Earlier this week, water and fisheries officials joined the Northern California Water Association and a number of Northern California water management entities at the Anderson-Cottonwood Irrigation District Diversion Dam in Redding to take an in-depth look at the collaborative projects and programs underway to benefit salmon as part of the Sacramento Valley Salmon Recovery Program. Experts from the region and water managers provided overviews of the projects that have been carried out to date, as well as what is being planned, to aid the survival of salmon.
Federal, state and local agencies have spent more than a billion dollars to strengthen salmon runs and increase the number of salmon spawning in the river. Major projects include adding appropriate sized gravel to the river, creating side channels for spawning, installing fish screens and fish ladders around diversions and pumps in the river, and reducing the amount of artificial light hitting the river.
The fates of salmon and the water agencies that rely on river water are tied together because if the salmon are struggling, water users face more restrictions. NCWA and its partners are trying to recover salmon in a way that hasn’t been done before with water districts and other local agencies working collaboratively with state and federal agencies and conservation organizations to complete projects to benefit salmon.
The efforts underway in Northern California reflect a truly unique approach to water management for multiple beneficial uses and the discussion that occurred in Redding is part of a larger, ongoing conversation about what can be done by all involved to carry out the efforts to benefit salmon.

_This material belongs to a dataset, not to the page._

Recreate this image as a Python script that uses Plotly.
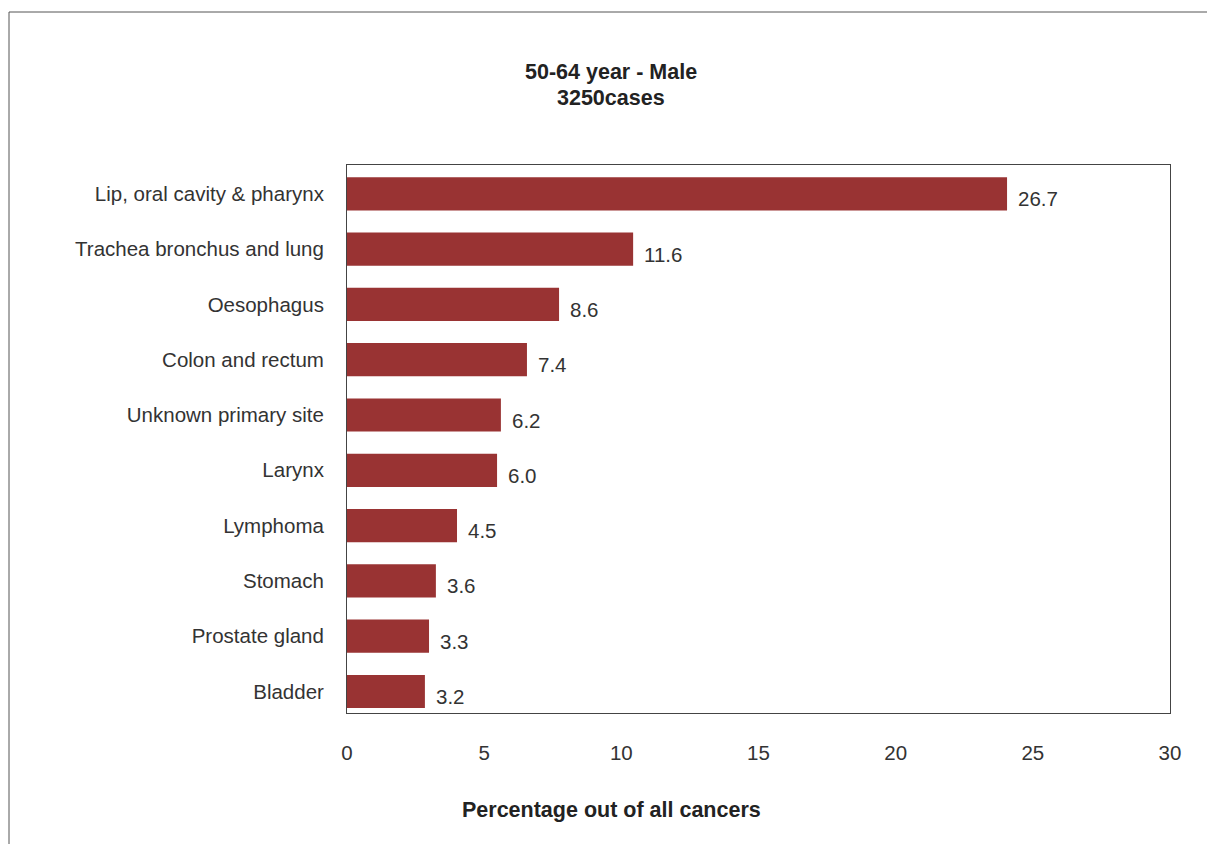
import plotly.graph_objects as go

categories = [
    "Lip, oral cavity & pharynx",
    "Trachea bronchus and lung",
    "Oesophagus",
    "Colon and rectum",
    "Unknown primary site",
    "Larynx",
    "Lymphoma",
    "Stomach",
    "Prostate gland",
    "Bladder",
]
# bar lengths as drawn against the axis
bar_values = [24.06, 10.43, 7.73, 6.56, 5.61, 5.47, 4.01, 3.24, 2.99, 2.84]
# printed value labels
value_labels = ["26.7", "11.6", "8.6", "7.4", "6.2", "6.0", "4.5", "3.6", "3.3", "3.2"]
x_ticks = [0, 5, 10, 15, 20, 25, 30]

FONT = "Liberation Sans, Arial, Helvetica, sans-serif"
TXT = "#333333"
FS = 20.5
FSB = 21.5

L, R, T, B = 347, 37, 165, 131
W, H = 1207, 844
pw = W - L - R
ph = H - T - B

fig = go.Figure()
fig.add_trace(go.Bar(
    x=bar_values, y=categories, orientation="h",
    marker=dict(color="#993333", line=dict(width=0)),
    width=0.6, hoverinfo="skip",
))

annotations = []
for c, v, t in zip(categories, bar_values, value_labels):
    annotations.append(dict(
        x=v, y=c, xref="x", yref="y", text=t, showarrow=False,
        xanchor="left", yanchor="middle", xshift=9, yshift=-5,
        font=dict(family=FONT, size=FS, color=TXT),
    ))
annotations.append(dict(
    x=(611 - L) / pw, y=(H - B - 810) / ph, xref="paper", yref="paper",
    text="<b>Percentage out of all cancers</b>", showarrow=False,
    xanchor="center", yanchor="middle",
    font=dict(family=FONT, size=FSB, color="#222222"),
))
for txt, py in (("<b>50-64 year - Male</b>", 72), ("<b>3250cases</b>", 98)):
    annotations.append(dict(
        x=(611 - L) / pw, y=(H - B - py) / ph, xref="paper", yref="paper",
        text=txt, showarrow=False, xanchor="center", yanchor="middle",
        font=dict(family=FONT, size=FSB, color="#222222"),
    ))

fig.update_layout(
    width=W, height=H,
    margin=dict(l=L, r=R, t=T, b=B, pad=0),
    paper_bgcolor="white", plot_bgcolor="white",
    showlegend=False,
    xaxis=dict(
        range=[0, 30], tickvals=x_ticks, ticktext=[str(v) for v in x_ticks],
        showgrid=False, zeroline=False, ticks="",
        showline=True, linecolor="#444444", linewidth=1, mirror=True,
        tickfont=dict(family=FONT, size=FS, color=TXT),
        ticklabelstandoff=21,
    ),
    yaxis=dict(
        range=[9.389, -0.521], showgrid=False, zeroline=False, ticks="",
        showline=True, linecolor="#444444", linewidth=1, mirror=True,
        tickfont=dict(family=FONT, size=FS, color=TXT),
        ticklabelstandoff=18,
    ),
    annotations=annotations,
    shapes=[dict(
        type="rect", xref="paper", yref="paper",
        x0=(9 - L) / pw, x1=(W + 20 - L) / pw,
        y0=(H - B - (H + 20)) / ph, y1=(H - B - 12) / ph,
        line=dict(color="#555555", width=1), fillcolor="rgba(0,0,0,0)",
        layer="below",
    )],
)

fig.write_html(
    "out.html",
    config={"displayModeBar": False},
    post_script="document.body.style.margin='0';document.body.style.overflow='hidden';",
)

The Sacramento Valley Salmon Recovery Program has brought partners together to advance innovative and comprehensive projects to enhance the passage of and habitat for salmon. The program takes a more holistic approach to improve the survival of salmon and works to address all the factors that impact salmon survival, including providing food, and rearing and spawning habitat.

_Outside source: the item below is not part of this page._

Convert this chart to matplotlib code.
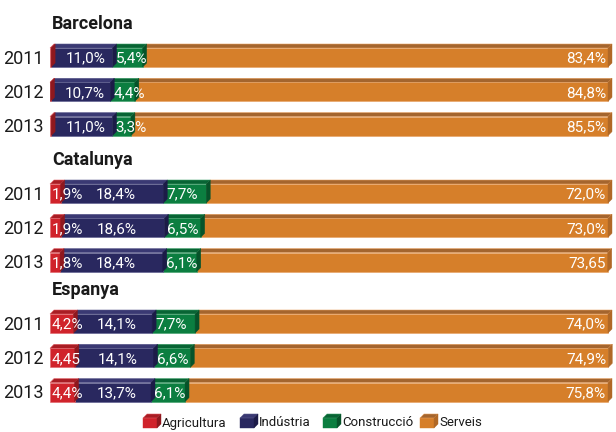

Partnerships between the Sacramento River Settlement Contractors (SRSCs), federal and state agencies and solution-oriented environmental groups under the Sacramento Valley Salmon Recovery Program have led to tremendous progress on projects that have had a positive impact on salmon, like Painters Riffle, Market Street gravel project and the soon to be dedicated Wallace Weir, yet more work is ahead.
The next generation of salmon projects that will aid the survival of the species focus on fish passage improvements , flow management, and habitat improvements.